Þorsten Geschrieben Februar 9, 2011 Geschrieben Februar 9, 2011 Nach allem was ich weiß sind das nur ausländische Schriften; wenn in einer Sprache ein Versal fast nur am Satzanfang und bei einigen ganz besonders wichtigen Wörtern vorkommt, hilft das schon, den Text optisch zu strukturieren. Die kräftiger gezeichneten Versalien sollten die Satzanfänge sowie Namen in subtiler Weise betonen. … Im Deutschen kam das wegen der vielen Hauptwörter weniger subtil zum Ausdruck. Als ich das gelesen habe, habe ich mich gefragt, wie das wohl bei Zeitungen wie der New York Times gewesen sein mag. Dort werden in Überschriften fast alle Wörter groß geschrieben, also deutlich mehr als im Deutschen. Das betrifft auch Zwischenüberschriften, die sehr lang sein können und oft ganze Sätze bilden. Eine kurze Suche hat mehrere Beispiele vom Anfang des letzten Jahrhunderts zutage gefördert, in denen es m.E. tatsächlich so aussieht, als ob die in einer Grotesken gesetzten Zwischenüberschriften tatsächlich mit leicht fetteren Versalien daherkommen. Was meint ihr?

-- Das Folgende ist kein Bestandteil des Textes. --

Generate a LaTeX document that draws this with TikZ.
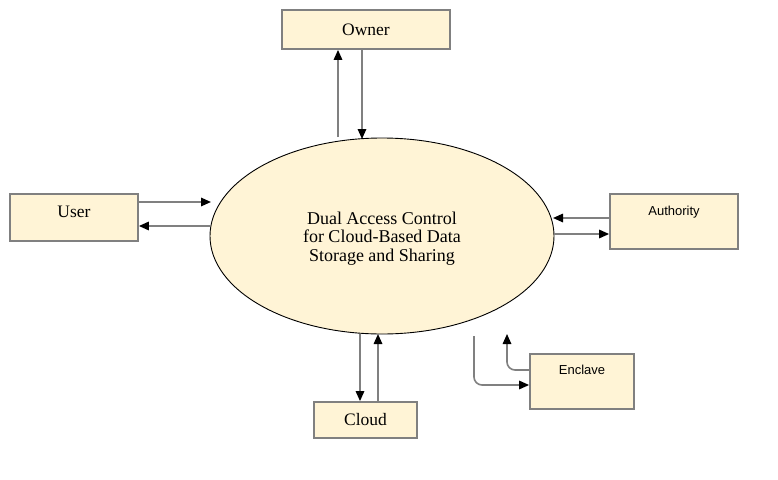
\documentclass[tikz,border=0pt]{standalone}
\usepackage{fontspec}
\setmainfont{Liberation Serif}
\newfontfamily\sansf{Liberation Sans}
\usetikzlibrary{arrows.meta,shapes.geometric,calc}
\definecolor{boxfill}{HTML}{FFF4D6}
\definecolor{boxline}{HTML}{808080}
\begin{document}
\begin{tikzpicture}[x=1pt,y=-1pt,
  box/.style={draw=boxline, line width=1.8pt, fill=boxfill, inner sep=0pt, rectangle},
  serifl/.style={font=\fontsize{17.5}{19}\selectfont},
  sansl/.style={font=\sansf\fontsize{13}{15}\selectfont},
  conn/.style={draw=boxline, line width=1.6pt, -{Triangle[length=10pt,width=8.5pt,color=black]}}]
\useasboundingbox (0,0) rectangle (778,479);
\fill[white] (0,0) rectangle (778,479);

% central process
\node[ellipse, draw=black, line width=0.9pt, fill=boxfill, minimum width=344pt, minimum height=196pt,
      label={[align=center, font=\fontsize{18}{18.5}\selectfont, inner sep=0pt, yshift=-2.5pt]center:{Dual Access Control\\for Cloud-Based Data\\Storage and Sharing}}] (c) at (382,236) {};

% entities
\node[box, minimum width=168pt, minimum height=39pt, serifl] (owner) at (366,29.5) {Owner};
\node[box, minimum width=128pt, minimum height=47pt,
      label={[serifl, anchor=north, inner sep=0pt, yshift=-13pt]north:User}] (user) at (74,217.5) {};
\node[box, minimum width=128pt, minimum height=55pt,
      label={[sansl, anchor=north, inner sep=0pt, yshift=-13pt]north:Authority}] (auth) at (674,221.5) {};
\node[box, minimum width=103pt, minimum height=36pt, serifl] (cloud) at (365.5,420) {Cloud};
\node[box, minimum width=104pt, minimum height=55pt,
      label={[sansl, anchor=north, inner sep=0pt, yshift=-12pt]north:Enclave}] (encl) at (582,381.5) {};

% Owner connectors
\coordinate (o1) at (338,137);
\coordinate (o2) at (362,139);
\draw[conn] (o1) -- (o1 |- owner.south);
\draw[conn] (o2 |- owner.south) -- (o2);

% User connectors
\coordinate (u1) at (211,202);
\coordinate (u2) at (210,226);
\draw[conn] (u1 -| user.east) -- (u1);
\draw[conn] (u2) -- (u2 -| user.east);

% Authority connectors
\coordinate (a1) at (553,218);
\coordinate (a2) at (554,234);
\draw[conn] (a1 -| auth.west) -- (a1);
\draw[conn] (a2) -- (a2 -| auth.west);

% Cloud connectors
\coordinate (k1) at (360,334);
\coordinate (k2) at (378,334);
\draw[conn] (k1) -- (k1 |- cloud.north);
\draw[conn] (k2 |- cloud.north) -- (k2);

% Enclave connectors
\coordinate (e1) at (474,336);
\coordinate (e2) at (507,334);
\draw[conn, rounded corners=8pt] (e1) -- (474,385) -- (474,385 -| encl.west);
\draw[conn, rounded corners=8pt] (507,370 -| encl.west) -- (507,370) -- (e2);
\end{tikzpicture}
\end{document}
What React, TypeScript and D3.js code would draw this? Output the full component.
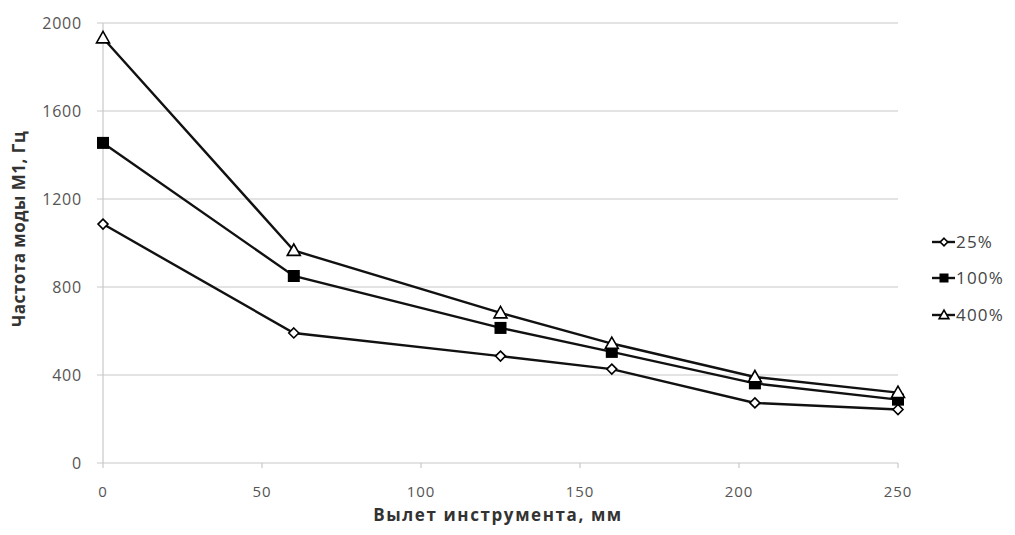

Minimalist Geschrieben Februar 9, 2011 Geschrieben Februar 9, 2011 Ich meine, dass das in dem Zusammenhang (Zeitung, Nachrichten, Blickfang, ohnehin bereits hervorgehobene [Groteske] Überschriften) gar nicht mal übel aussieht :) Wenn mir sowas in einem Fließtext begegnet nervt es mich eher, aber hier unterstützt es die Hervorhebung und ist auch nicht furchtbar übertrieben ... :)
Þorsten Geschrieben Februar 9, 2011 Geschrieben Februar 9, 2011 in dem Zusammenhang (Zeitung, Nachrichten, Blickfang, ohnehin bereits hervorgehobene [Groteske] Überschriften) gar nicht mal übel …[im] Fließtext … nervt es eher Vielleicht muss die These, dass das zum Hervorheben von Satzanfängen gedacht war, vielleicht wenigstens teilweise revidiert werden? Vielleicht war’s ja genau für solche Zwecke wie diesen Überschriften gedacht?